WHAT IS NEEDED:
Can you output the material exactly as written, minus any pictures it holds?

--- Start of DATA SECTION ---

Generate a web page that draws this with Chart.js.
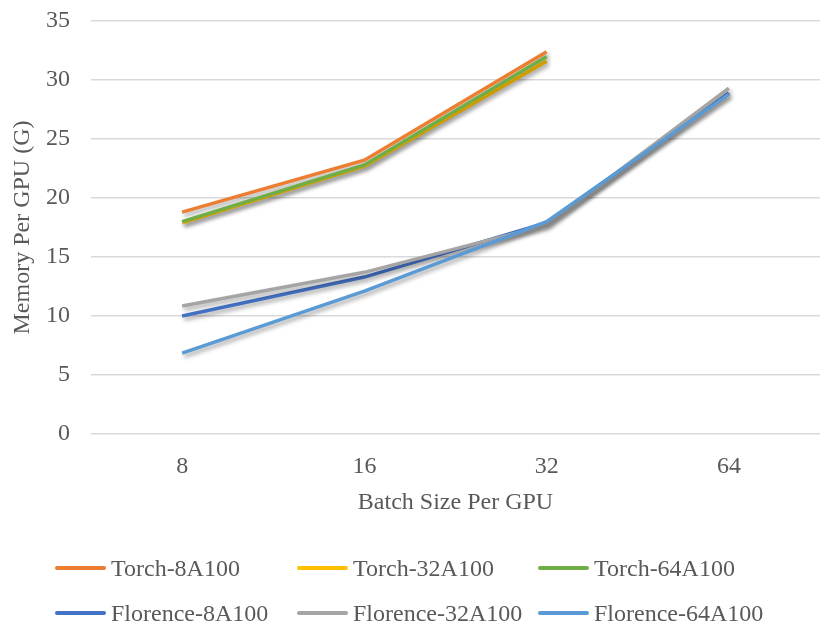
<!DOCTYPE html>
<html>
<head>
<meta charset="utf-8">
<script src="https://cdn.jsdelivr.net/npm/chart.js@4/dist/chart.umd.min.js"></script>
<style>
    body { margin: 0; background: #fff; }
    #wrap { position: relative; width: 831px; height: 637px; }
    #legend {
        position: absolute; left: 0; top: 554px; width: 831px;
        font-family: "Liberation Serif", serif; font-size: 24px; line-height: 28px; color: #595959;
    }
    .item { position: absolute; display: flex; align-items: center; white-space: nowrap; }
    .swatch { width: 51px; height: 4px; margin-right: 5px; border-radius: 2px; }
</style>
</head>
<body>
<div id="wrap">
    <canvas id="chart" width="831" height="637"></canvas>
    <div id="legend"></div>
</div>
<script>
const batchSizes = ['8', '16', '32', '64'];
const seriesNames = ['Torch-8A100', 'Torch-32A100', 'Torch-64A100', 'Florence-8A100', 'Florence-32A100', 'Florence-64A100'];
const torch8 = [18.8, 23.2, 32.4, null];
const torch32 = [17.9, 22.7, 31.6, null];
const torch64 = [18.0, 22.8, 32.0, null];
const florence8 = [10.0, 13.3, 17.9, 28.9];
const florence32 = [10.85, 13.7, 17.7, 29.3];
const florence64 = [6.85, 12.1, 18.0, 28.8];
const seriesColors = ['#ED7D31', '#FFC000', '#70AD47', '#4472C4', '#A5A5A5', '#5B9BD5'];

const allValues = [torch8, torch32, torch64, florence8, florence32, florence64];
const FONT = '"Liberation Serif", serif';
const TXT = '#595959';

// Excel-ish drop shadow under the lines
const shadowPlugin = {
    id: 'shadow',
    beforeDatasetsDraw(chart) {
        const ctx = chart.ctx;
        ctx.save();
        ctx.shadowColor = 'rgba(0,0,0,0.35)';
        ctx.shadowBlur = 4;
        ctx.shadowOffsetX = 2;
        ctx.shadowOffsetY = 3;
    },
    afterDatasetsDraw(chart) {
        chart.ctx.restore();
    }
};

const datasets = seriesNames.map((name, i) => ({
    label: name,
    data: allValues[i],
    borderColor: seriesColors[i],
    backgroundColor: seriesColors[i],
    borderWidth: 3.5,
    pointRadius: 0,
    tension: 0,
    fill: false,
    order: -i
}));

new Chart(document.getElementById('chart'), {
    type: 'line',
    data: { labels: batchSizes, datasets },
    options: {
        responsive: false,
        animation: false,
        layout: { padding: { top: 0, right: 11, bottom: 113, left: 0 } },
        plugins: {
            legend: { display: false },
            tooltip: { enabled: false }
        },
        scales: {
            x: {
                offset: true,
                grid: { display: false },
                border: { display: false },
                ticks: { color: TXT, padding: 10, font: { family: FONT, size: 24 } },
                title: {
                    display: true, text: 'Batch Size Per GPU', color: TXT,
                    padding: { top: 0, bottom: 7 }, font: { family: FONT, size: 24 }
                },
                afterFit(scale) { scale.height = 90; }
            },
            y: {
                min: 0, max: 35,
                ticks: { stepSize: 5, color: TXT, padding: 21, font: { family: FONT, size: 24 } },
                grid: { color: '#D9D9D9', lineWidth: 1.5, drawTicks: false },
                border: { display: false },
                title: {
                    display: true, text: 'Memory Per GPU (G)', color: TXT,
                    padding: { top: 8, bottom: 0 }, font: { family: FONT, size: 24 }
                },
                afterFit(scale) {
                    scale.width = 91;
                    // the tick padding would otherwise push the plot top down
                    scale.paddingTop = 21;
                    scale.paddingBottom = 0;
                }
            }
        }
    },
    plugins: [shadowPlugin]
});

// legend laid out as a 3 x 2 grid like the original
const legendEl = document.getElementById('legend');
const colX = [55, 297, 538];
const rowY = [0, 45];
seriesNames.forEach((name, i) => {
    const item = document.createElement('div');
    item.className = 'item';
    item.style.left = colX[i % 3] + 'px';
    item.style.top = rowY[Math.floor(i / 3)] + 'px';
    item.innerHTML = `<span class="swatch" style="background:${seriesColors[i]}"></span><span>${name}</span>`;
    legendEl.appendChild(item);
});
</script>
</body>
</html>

--- End of DATA SECTION ---

EXERCISE RESULT:
Generate a web page that draws this with Chart.js.
<!DOCTYPE html>
<html>
<head>
<meta charset="utf-8">
<script src="https://cdn.jsdelivr.net/npm/chart.js@4/dist/chart.umd.min.js"></script>
<style>
    body { margin: 0; background: #fff; }
    #wrap { position: relative; width: 831px; height: 637px; }
    #legend {
        position: absolute; left: 0; top: 554px; width: 831px;
        font-family: "Liberation Serif", serif; font-size: 24px; line-height: 28px; color: #595959;
    }
    .item { position: absolute; display: flex; align-items: center; white-space: nowrap; }
    .swatch { width: 51px; height: 4px; margin-right: 5px; border-radius: 2px; }
</style>
</head>
<body>
<div id="wrap">
    <canvas id="chart" width="831" height="637"></canvas>
    <div id="legend"></div>
</div>
<script>
const batchSizes = ['8', '16', '32', '64'];
const seriesNames = ['Torch-8A100', 'Torch-32A100', 'Torch-64A100', 'Florence-8A100', 'Florence-32A100', 'Florence-64A100'];
const torch8 = [18.8, 23.2, 32.4, null];
const torch32 = [17.9, 22.7, 31.6, null];
const torch64 = [18.0, 22.8, 32.0, null];
const florence8 = [10.0, 13.3, 17.9, 28.9];
const florence32 = [10.85, 13.7, 17.7, 29.3];
const florence64 = [6.85, 12.1, 18.0, 28.8];
const seriesColors = ['#ED7D31', '#FFC000', '#70AD47', '#4472C4', '#A5A5A5', '#5B9BD5'];

const allValues = [torch8, torch32, torch64, florence8, florence32, florence64];
const FONT = '"Liberation Serif", serif';
const TXT = '#595959';

// Excel-ish drop shadow under the lines
const shadowPlugin = {
    id: 'shadow',
    beforeDatasetsDraw(chart) {
        const ctx = chart.ctx;
        ctx.save();
        ctx.shadowColor = 'rgba(0,0,0,0.35)';
        ctx.shadowBlur = 4;
        ctx.shadowOffsetX = 2;
        ctx.shadowOffsetY = 3;
    },
    afterDatasetsDraw(chart) {
        chart.ctx.restore();
    }
};

const datasets = seriesNames.map((name, i) => ({
    label: name,
    data: allValues[i],
    borderColor: seriesColors[i],
    backgroundColor: seriesColors[i],
    borderWidth: 3.5,
    pointRadius: 0,
    tension: 0,
    fill: false,
    order: -i
}));

new Chart(document.getElementById('chart'), {
    type: 'line',
    data: { labels: batchSizes, datasets },
    options: {
        responsive: false,
        animation: false,
        layout: { padding: { top: 0, right: 11, bottom: 113, left: 0 } },
        plugins: {
            legend: { display: false },
            tooltip: { enabled: false }
        },
        scales: {
            x: {
                offset: true,
                grid: { display: false },
                border: { display: false },
                ticks: { color: TXT, padding: 10, font: { family: FONT, size: 24 } },
                title: {
                    display: true, text: 'Batch Size Per GPU', color: TXT,
                    padding: { top: 0, bottom: 7 }, font: { family: FONT, size: 24 }
                },
                afterFit(scale) { scale.height = 90; }
            },
            y: {
                min: 0, max: 35,
                ticks: { stepSize: 5, color: TXT, padding: 21, font: { family: FONT, size: 24 } },
                grid: { color: '#D9D9D9', lineWidth: 1.5, drawTicks: false },
                border: { display: false },
                title: {
                    display: true, text: 'Memory Per GPU (G)', color: TXT,
                    padding: { top: 8, bottom: 0 }, font: { family: FONT, size: 24 }
                },
                afterFit(scale) {
                    scale.width = 91;
                    // the tick padding would otherwise push the plot top down
                    scale.paddingTop = 21;
                    scale.paddingBottom = 0;
                }
            }
        }
    },
    plugins: [shadowPlugin]
});

// legend laid out as a 3 x 2 grid like the original
const legendEl = document.getElementById('legend');
const colX = [55, 297, 538];
const rowY = [0, 45];
seriesNames.forEach((name, i) => {
    const item = document.createElement('div');
    item.className = 'item';
    item.style.left = colX[i % 3] + 'px';
    item.style.top = rowY[Math.floor(i / 3)] + 'px';
    item.innerHTML = `<span class="swatch" style="background:${seriesColors[i]}"></span><span>${name}</span>`;
    legendEl.appendChild(item);
});
</script>
</body>
</html>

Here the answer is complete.